- **Problem to solve**
Reproduce the whole listing, character for character.

+--

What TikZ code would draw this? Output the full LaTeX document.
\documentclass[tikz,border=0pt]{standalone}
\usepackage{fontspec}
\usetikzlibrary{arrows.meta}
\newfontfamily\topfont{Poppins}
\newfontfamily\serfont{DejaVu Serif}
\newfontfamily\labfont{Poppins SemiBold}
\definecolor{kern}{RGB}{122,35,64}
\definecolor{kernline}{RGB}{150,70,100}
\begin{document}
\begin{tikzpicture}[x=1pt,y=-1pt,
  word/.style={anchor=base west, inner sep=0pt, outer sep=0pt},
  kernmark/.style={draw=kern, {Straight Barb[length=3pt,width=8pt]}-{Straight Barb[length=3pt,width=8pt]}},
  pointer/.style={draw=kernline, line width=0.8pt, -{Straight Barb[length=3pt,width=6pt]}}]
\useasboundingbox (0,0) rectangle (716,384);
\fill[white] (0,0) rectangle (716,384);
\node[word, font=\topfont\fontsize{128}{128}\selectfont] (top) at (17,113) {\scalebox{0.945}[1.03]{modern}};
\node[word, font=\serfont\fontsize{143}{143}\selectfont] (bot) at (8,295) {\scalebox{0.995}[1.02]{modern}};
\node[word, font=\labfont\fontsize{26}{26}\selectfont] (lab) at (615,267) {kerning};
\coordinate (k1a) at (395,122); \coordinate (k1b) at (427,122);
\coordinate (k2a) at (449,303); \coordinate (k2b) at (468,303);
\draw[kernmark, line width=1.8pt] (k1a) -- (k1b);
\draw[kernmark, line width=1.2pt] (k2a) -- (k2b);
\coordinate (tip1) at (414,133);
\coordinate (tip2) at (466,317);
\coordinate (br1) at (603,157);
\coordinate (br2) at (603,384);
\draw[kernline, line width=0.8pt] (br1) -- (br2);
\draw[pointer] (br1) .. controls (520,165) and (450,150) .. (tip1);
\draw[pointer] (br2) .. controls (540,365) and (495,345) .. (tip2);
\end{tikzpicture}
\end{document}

+--

- **Solved problem**
What TikZ code would draw this? Output the full LaTeX document.
\documentclass[tikz,border=0pt]{standalone}
\usepackage{fontspec}
\usetikzlibrary{arrows.meta}
\newfontfamily\topfont{Poppins}
\newfontfamily\serfont{DejaVu Serif}
\newfontfamily\labfont{Poppins SemiBold}
\definecolor{kern}{RGB}{122,35,64}
\definecolor{kernline}{RGB}{150,70,100}
\begin{document}
\begin{tikzpicture}[x=1pt,y=-1pt,
  word/.style={anchor=base west, inner sep=0pt, outer sep=0pt},
  kernmark/.style={draw=kern, {Straight Barb[length=3pt,width=8pt]}-{Straight Barb[length=3pt,width=8pt]}},
  pointer/.style={draw=kernline, line width=0.8pt, -{Straight Barb[length=3pt,width=6pt]}}]
\useasboundingbox (0,0) rectangle (716,384);
\fill[white] (0,0) rectangle (716,384);
\node[word, font=\topfont\fontsize{128}{128}\selectfont] (top) at (17,113) {\scalebox{0.945}[1.03]{modern}};
\node[word, font=\serfont\fontsize{143}{143}\selectfont] (bot) at (8,295) {\scalebox{0.995}[1.02]{modern}};
\node[word, font=\labfont\fontsize{26}{26}\selectfont] (lab) at (615,267) {kerning};
\coordinate (k1a) at (395,122); \coordinate (k1b) at (427,122);
\coordinate (k2a) at (449,303); \coordinate (k2b) at (468,303);
\draw[kernmark, line width=1.8pt] (k1a) -- (k1b);
\draw[kernmark, line width=1.2pt] (k2a) -- (k2b);
\coordinate (tip1) at (414,133);
\coordinate (tip2) at (466,317);
\coordinate (br1) at (603,157);
\coordinate (br2) at (603,384);
\draw[kernline, line width=0.8pt] (br1) -- (br2);
\draw[pointer] (br1) .. controls (520,165) and (450,150) .. (tip1);
\draw[pointer] (br2) .. controls (540,365) and (495,345) .. (tip2);
\end{tikzpicture}
\end{document}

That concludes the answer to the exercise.